Major League Baseball will have its first woman umpire call a regular season game.
Jen Pawol is slated to officiate the weekend series between the Marlins and Braves. Pawol will be a base umpire for Saturday’s doubleheader and behind the plate on Sunday, according to The Associated Press.
Pawol, a 48-year-old New Jersey native, played softball at Hofstra and on the USA Baseball Women’s National Team before pursuing a career as an umpire. She worked her first game in 2016 in the Gulf Coast League (now the Florida Complex League), which is the lowest level of North American minor league baseball.

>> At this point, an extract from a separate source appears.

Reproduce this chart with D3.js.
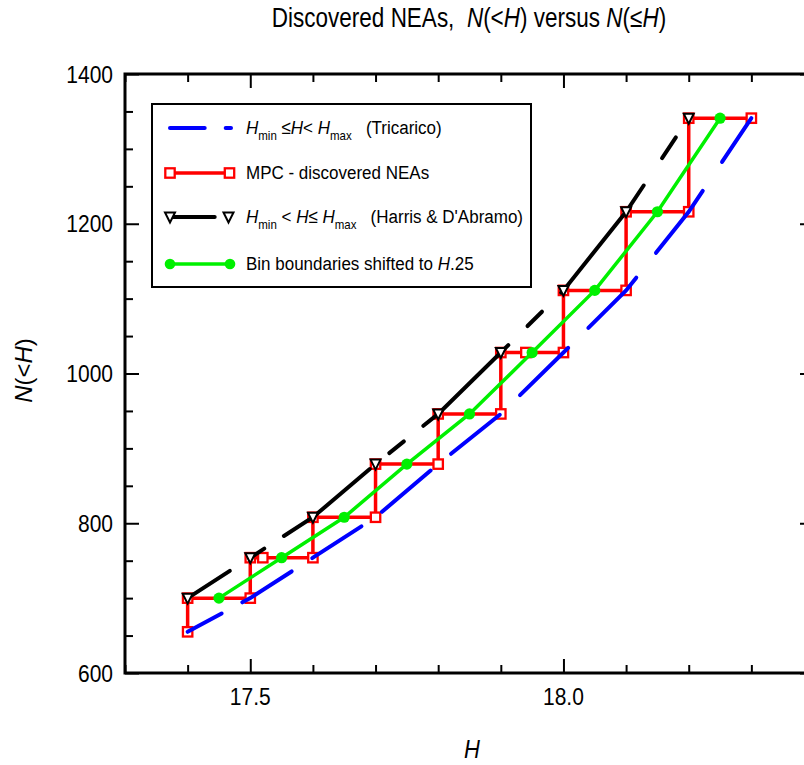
<!DOCTYPE html>
<html><head><meta charset="utf-8">
<script src="https://cdn.jsdelivr.net/npm/d3@7"></script>
<style>
body{margin:0;background:#fff}
svg{display:block}
text{font-family:"Liberation Sans",Arial,Helvetica,sans-serif;fill:#000;white-space:pre}
</style>
</head><body>
<svg id="c" width="804" height="765"></svg>
<script>
// ---------- data ----------
const hBins      = [17.4,17.5,17.6,17.7,17.8,17.9,18.0,18.1,18.2,18.3];
const tricaricoN = [655,700,754,808,879,946,1028,1111,1216,1341];
const harrisH    = [17.4,17.5,17.6,17.7,17.8,17.9,18.0,18.1,18.2];
const harrisN    = [700,754,808,879,946,1028,1111,1216,1341];
const mpcH       = [17.4,17.4,17.5,17.5,17.52,17.6,17.6,17.7,17.7,17.8,17.8,17.9,17.9,17.94,18.0,18.0,18.1,18.1,18.2,18.2,18.3];
const mpcN       = [655,700,700,754,754,754,808,808,879,879,946,946,1028,1028,1028,1111,1111,1216,1216,1341,1341];
const shiftedH   = [17.45,17.55,17.65,17.75,17.85,17.95,18.05,18.15,18.25];
const shiftedN   = [700,754,808,879,946,1028,1111,1216,1341];
const xMajorTicks = [17.5,18.0];
const xMinorTicks = [17.3,17.4,17.6,17.7,17.8,17.9,18.1,18.2,18.3,18.4];
const yMajorTicks = [600,800,1000,1200,1400];
const yMinorTicks = [650,700,750,850,900,950,1050,1100,1150,1250,1300,1350];
const xDomain = [17.3,18.4];
const yDomain = [600,1400];

// ---------- setup ----------
const svg = d3.select('#c');
const L=125, R=814, T=74, B=673;
const x = d3.scaleLinear().domain(xDomain).range([L,R]);
const y = d3.scaleLinear().domain(yDomain).range([B,T]);
const SY = 1.13; // vertical glyph stretch of the original

const BLUE='#0000ff', RED='#ff0000', GREEN='#00f000', BLACK='#000';

function txt(parent, px, py, size, anchor, build, rot, sx, sy){
  const g = parent.append('g').attr('transform',
    `translate(${px},${py})` + (rot?` rotate(${rot})`:'') + ` scale(${sx||1},${sy||SY})`);
  const t = g.append('text').attr('font-size',size).attr('text-anchor',anchor||'start');
  if (typeof build === 'string') t.text(build); else build(t);
  return t;
}
function span(t, s, opt){
  const sp = t.append('tspan').text(s);
  if(opt){ for(const k in opt) sp.attr(k,opt[k]); }
  return sp;
}

// custom dashing: walks along the screen polyline with a vertically-compressed metric
function dashify(pts, pattern, phase, k){
  let pi=0, left=pattern[0], p=phase;
  while(p>0){ if(p>=left){p-=left; pi=(pi+1)%pattern.length; left=pattern[pi];} else {left-=p; p=0;} }
  let on = pi%2===0;
  const segs=[]; let cur = on ? [pts[0]] : null;
  for(let i=0;i<pts.length-1;i++){
    const a=pts[i], b=pts[i+1];
    const dx=b[0]-a[0], dy=b[1]-a[1];
    const m=Math.sqrt(dx*dx+(dy/k)*(dy/k));
    let t=0;
    while(m - t > left){
      t += left;
      const q=[a[0]+dx*t/m, a[1]+dy*t/m];
      if(on){ cur.push(q); segs.push(cur); cur=null; } else { cur=[q]; }
      on=!on; pi=(pi+1)%pattern.length; left=pattern[pi];
    }
    left -= (m - t);
    if(on) cur.push(b);
  }
  if(on && cur && cur.length>1) segs.push(cur);
  return segs;
}
const line = d3.line();
function drawDashed(parent, pts, pattern, phase, color, w){
  dashify(pts, pattern, phase, 3.5).forEach(s=>{
    parent.append('path').attr('d', line(s)).attr('fill','none')
      .attr('stroke',color).attr('stroke-width',w).attr('stroke-linecap','round');
  });
}
const BLUE_DASH=[50,21], BLUE_PHASE=15.6;
const BLACK_DASH=[88,20,15,20], BLACK_PHASE=45.1;

// ---------- title ----------
txt(svg, 469, 27, 22.5, 'middle', t=>{
  span(t,'Discovered NEAs,  ');
  span(t,'N',{'font-style':'italic'});
  span(t,'(<');
  span(t,'H',{'font-style':'italic'});
  span(t,') versus ');
  span(t,'N',{'font-style':'italic'});
  span(t,'(\u2264');
  span(t,'H',{'font-style':'italic'});
  span(t,')');
}, 0, 1, 1.2);

// ---------- data layers ----------
const plot = svg.append('g');

// MPC staircase
const mpcPts = mpcH.map((h,i)=>[x(h), y(mpcN[i])]);
plot.append('path').attr('d', line(mpcPts)).attr('fill','none')
  .attr('stroke',RED).attr('stroke-width',3.5).attr('stroke-linejoin','miter');
plot.selectAll('rect.mpc').data(mpcPts).enter().append('rect').attr('class','mpc')
  .attr('x',d=>d[0]-4.7).attr('y',d=>d[1]-4.7).attr('width',9.4).attr('height',9.4)
  .attr('fill','#fff').attr('stroke',RED).attr('stroke-width',2.3);

// Tricarico (blue dashed)
const triPts = hBins.map((h,i)=>[x(h), y(tricaricoN[i])]);
drawDashed(plot, triPts, BLUE_DASH, BLUE_PHASE, BLUE, 4);

// Harris & D'Abramo (black dashed + triangles)
const harPts = harrisH.map((h,i)=>[x(h), y(harrisN[i])]);
drawDashed(plot, harPts, BLACK_DASH, BLACK_PHASE, BLACK, 4);
const tri = d=>`M${d[0]-5},${d[1]-4.5}L${d[0]+5},${d[1]-4.5}L${d[0]},${d[1]+5.5}Z`;
plot.selectAll('path.tri').data(harPts).enter().append('path').attr('class','tri')
  .attr('d',tri).attr('fill','#fff').attr('stroke',BLACK).attr('stroke-width',2);

// shifted bins (green)
const grnPts = shiftedH.map((h,i)=>[x(h), y(shiftedN[i])]);
plot.append('path').attr('d', line(grnPts)).attr('fill','none')
  .attr('stroke',GREEN).attr('stroke-width',3.5);
plot.selectAll('circle.g').data(grnPts).enter().append('circle').attr('class','g')
  .attr('cx',d=>d[0]).attr('cy',d=>d[1]).attr('r',5.6).attr('fill',GREEN);

// ---------- axes ----------
const ax = svg.append('g');
function styleAxis(g){ g.select('.domain').remove(); g.selectAll('line').attr('stroke','#000').attr('stroke-width',2); g.selectAll('text').remove(); }
ax.append('g').attr('transform',`translate(0,${B})`).call(d3.axisBottom(x).tickValues(xMinorTicks).tickSize(-8).tickFormat('')).call(styleAxis);
ax.append('g').attr('transform',`translate(0,${B})`).call(d3.axisBottom(x).tickValues(xMajorTicks).tickSize(-14).tickFormat('')).call(styleAxis);
ax.append('g').attr('transform',`translate(0,${T})`).call(d3.axisTop(x).tickValues(xMinorTicks).tickSize(-8).tickFormat('')).call(styleAxis);
ax.append('g').attr('transform',`translate(0,${T})`).call(d3.axisTop(x).tickValues(xMajorTicks).tickSize(-14).tickFormat('')).call(styleAxis);
ax.append('g').attr('transform',`translate(${L},0)`).call(d3.axisLeft(y).tickValues(yMinorTicks).tickSize(-8).tickFormat('')).call(styleAxis);
ax.append('g').attr('transform',`translate(${L},0)`).call(d3.axisLeft(y).tickValues(yMajorTicks).tickSize(-14).tickFormat('')).call(styleAxis);
ax.append('g').attr('transform',`translate(${R},0)`).call(d3.axisRight(y).tickValues(yMinorTicks).tickSize(-8).tickFormat('')).call(styleAxis);
ax.append('g').attr('transform',`translate(${R},0)`).call(d3.axisRight(y).tickValues(yMajorTicks).tickSize(-14).tickFormat('')).call(styleAxis);
ax.append('rect').attr('x',L).attr('y',T).attr('width',R-L).attr('height',B-T)
  .attr('fill','none').attr('stroke','#000').attr('stroke-width',3);

// tick labels
const fmtX = d3.format('.1f');
xMajorTicks.forEach(v=> txt(svg, x(v), B+32, 21, 'middle', fmtX(v)));
yMajorTicks.forEach(v=> txt(svg, L-12, y(v)+8.5, 21, 'end', String(v)));

// axis titles
txt(svg, 472, 758, 22, 'middle', t=>span(t,'H',{'font-style':'italic'}));
txt(svg, 32, 370.5, 24, 'middle', t=>{
  span(t,'N',{'font-style':'italic'}); span(t,'(<'); span(t,'H',{'font-style':'italic'}); span(t,')');
}, -90, 1, 1);

// ---------- legend ----------
const lg = svg.append('g');
lg.append('rect').attr('x',152).attr('y',104).attr('width',379).attr('height',183)
  .attr('fill','#fff').attr('stroke','#000').attr('stroke-width',2);
const LX0=170, LX1=230, TX=246;
const rowY=[128,173,217,264];
// row 1 blue
drawDashed(lg, [[LX0,rowY[0]],[LX1+1,rowY[0]]], BLUE_DASH, 15.3, BLUE, 4);
// row 2 red
lg.append('path').attr('d',line([[LX0,rowY[1]],[LX1,rowY[1]]])).attr('stroke',RED).attr('stroke-width',3.5);
[LX0,LX1-0.5].forEach(px=> lg.append('rect').attr('x',px-4.7).attr('y',rowY[1]-4.7).attr('width',9.4).attr('height',9.4)
  .attr('fill','#fff').attr('stroke',RED).attr('stroke-width',2.3));
// row 3 black
drawDashed(lg, [[LX0,rowY[2]],[LX1-1.5,rowY[2]]], BLACK_DASH, 43.3, BLACK, 4);
[LX0,LX1-1.5].forEach(px=> lg.append('path').attr('d',tri([px,rowY[2]])).attr('fill','#fff').attr('stroke',BLACK).attr('stroke-width',2));
// row 4 green
lg.append('path').attr('d',line([[LX0,rowY[3]],[LX1,rowY[3]]])).attr('stroke',GREEN).attr('stroke-width',3.5);
[LX0,LX1].forEach(px=> lg.append('circle').attr('cx',px).attr('cy',rowY[3]).attr('r',5.3).attr('fill',GREEN));

const LF=17, SF=11.5;
txt(lg, TX, rowY[0]+6, LF, 'start', t=>{
  span(t,'H',{'font-style':'italic'}); span(t,'min',{'font-size':SF,dy:5});
  span(t,' \u2264',{dy:-5}); span(t,'H',{'font-style':'italic'}); span(t,'< ');
  span(t,'H',{'font-style':'italic'}); span(t,'max',{'font-size':SF,dy:5});
  span(t,'   (Tricarico)',{dy:-5});
});
txt(lg, TX, rowY[1]+6, LF, 'start', 'MPC - discovered NEAs');
txt(lg, TX, rowY[2]+6, LF, 'start', t=>{
  span(t,'H',{'font-style':'italic'}); span(t,'min',{'font-size':SF,dy:5});
  span(t,' < ',{dy:-5}); span(t,'H',{'font-style':'italic'}); span(t,'\u2264 ');
  span(t,'H',{'font-style':'italic'}); span(t,'max',{'font-size':SF,dy:5});
  span(t,'   (Harris & D\'Abramo)',{dy:-5});
});
txt(lg, TX, rowY[3]+6, LF, 'start', t=>{
  span(t,'Bin boundaries shifted to '); span(t,'H',{'font-style':'italic'}); span(t,'.25');
});
</script>
</body></html>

MLB’s decision to promote Pawol comes nearly 30 years after women officials broke into professional sports.
Violet Palmer was the first woman referee to officiate an NBA regular season game in 1997. In 2015, Sarah Thomas became the first woman female official in NFL history after already being the first to officiate a major college football game and bowl game. The 2022 FIFA Men’s World Cup featured its first woman referee, Stéphanie Frappart of France. The NHL has never had a woman referee.
MLB’s move to promote Pawol represents the first of its kind, although female referees have called MLB spring training games in the past, beginning with Pam Postema in 1988. Yet fewer than 10 women have umpired these contests; Pawol, who called spring training games in March 2024, became the first woman to do so since Ria Cortesio in 2007, who was released later that year.
“Tonight was very, very special,” Pawol said after her first spring training game. “Both managers shared congratulations, (everyone was) welcoming, enthusiastic. The players on the field, so many said congrats and great to see you up here.”
Pawol will make her debut at Truist Park in Atlanta.